Après les cent jours, il était à craindre que Louis XVIII ne reprît sa première idée. Mieux conseillé sans doute, il eut la sagesse de « surseoir à toute innovation importante dans l’instruction publique. » L’organisation des académies fut provisoirement maintenue, il n’y eut de changés que le grand maître et le conseil de l’Université, dont les pouvoirs furent attribués à une commission de cinq membres, qui prit le nom de commission de l’instruction publique[1], et qu’on plaça sous l’autorité du ministre de l’intérieur. Ce provisoire, comme il arrive souvent, se maintint sans changemens notables, jusqu’en novembre 1820. A cette date, une ordonnance restitua à la commission son titre de conseil royal de l’instruction publique. C’était une première réparation à l’Université, due sans doute à l’influence de M. Royer-Collard; deux ans plus tard, en juin 1822, la grande maîtrise elle-même était rétablie. La machine était si bien entrée dans les mœurs, elle s’était si complètement identifiée avec les tendances et les besoins de ce pays que, n’osant la détruire ou ne sachant par quoi la remplacer, on prenait le parti de lui rendre ses premiers organes.

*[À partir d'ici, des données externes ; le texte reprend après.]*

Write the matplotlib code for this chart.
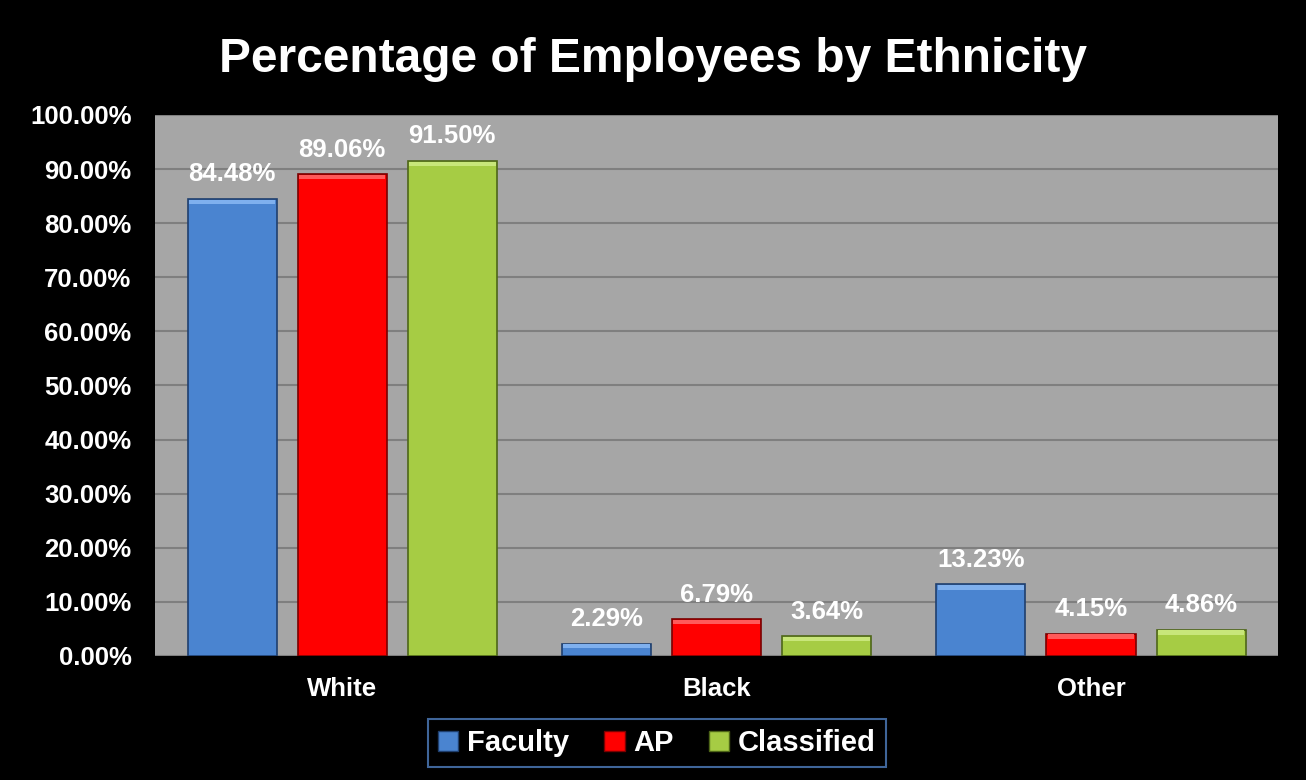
import numpy as np
import matplotlib
matplotlib.use("Agg")
import matplotlib.pyplot as plt
from matplotlib.patches import Patch
from matplotlib.ticker import FuncFormatter

# data
categories = ["White", "Black", "Other"]
series_names = ["Faculty", "AP", "Classified"]
faculty = [84.48, 2.29, 13.23]
ap = [89.06, 6.79, 4.15]
classified = [91.50, 3.64, 4.86]

colors = ["#4A84D0", "#FF0000", "#A6CC44"]
edges = ["#1F3F6E", "#7A0000", "#4E6618"]
tops = ["#7FB0EE", "#FF5A5A", "#C8E67A"]

plt.rcParams['font.family'] = ['Liberation Sans', 'DejaVu Sans']

fig = plt.figure(figsize=(13.06, 7.80), dpi=100, facecolor="black")
ax = fig.add_axes([0.1187, 0.159, 0.86, 0.6936])
ax.set_facecolor("#A6A6A6")

x = np.arange(len(categories))
width = 0.238
offsets = [-0.294, 0.0, 0.294]
for vals, off, c, ec, tc, name in zip([faculty, ap, classified], offsets, colors, edges, tops, series_names):
    bars = ax.bar(x + off, vals, width, color=c, edgecolor=ec, linewidth=1.2, zorder=3, label=name)
    for b, v in zip(bars, vals):
        # light bevel along the top of each bar
        ax.bar(b.get_x() + b.get_width() / 2, min(0.8, v * 0.3), width * 0.97,
               bottom=v - min(0.8, v * 0.3) - 0.15, color=tc, linewidth=0, zorder=3.5)
        ax.annotate("{:.2f}%".format(v), (b.get_x() + b.get_width() / 2, v),
                    xytext=(0, 9), textcoords="offset points", ha="center", va="bottom",
                    color="white", fontsize=18.5, fontweight="bold", zorder=4)

ax.set_xlim(-0.5, 2.5)
ax.set_ylim(0, 100)
ax.set_yticks(np.arange(0, 101, 10))
ax.yaxis.set_major_formatter(FuncFormatter(lambda v, p: "{:.2f}%".format(v)))
ax.set_xticks(x)
ax.set_xticklabels(categories)
ax.grid(axis="y", color="#7F7F7F", linewidth=1.5, zorder=0)
for s in ax.spines.values():
    s.set_visible(False)
ax.tick_params(colors="white", length=0, labelsize=18.5)
ax.tick_params(axis="y", pad=17)
ax.tick_params(axis="x", pad=15)
for lab in ax.get_xticklabels() + ax.get_yticklabels():
    lab.set_fontweight("bold")

fig.text(0.5, 0.924, "Percentage of Employees by Ethnicity", ha="center", va="center",
         color="white", fontsize=34.5, fontweight="bold")

handles = [Patch(facecolor=c, edgecolor=ec) for c, ec in zip(colors, edges)]
leg = fig.legend(handles, series_names, loc="center", bbox_to_anchor=(0.503, 0.0475), ncol=3,
                 frameon=True, facecolor="black", edgecolor="#4F7FC0", fontsize=21,
                 handlelength=0.7, handleheight=0.7, handletextpad=0.3, columnspacing=1.2,
                 borderpad=0.35, fancybox=False)
leg.get_frame().set_linewidth(1.5)
for t in leg.get_texts():
    t.set_color("white")
    t.set_fontweight("bold")

fig.savefig("out.png", dpi=100, facecolor="black")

La question de la liberté d’enseignement n’avait pas été sérieusement soulevée pendant toute cette période transitoire. Aucune voix autorisée, ni dans les chambres, ni dans les conseils du roi, ne s’était élevée pour demander la suppression du monopole. L’Université

  1. Royer-Collard, Cousin, Silvestre de Sacy, l’abbé Frayssinous firent partie de cette commission.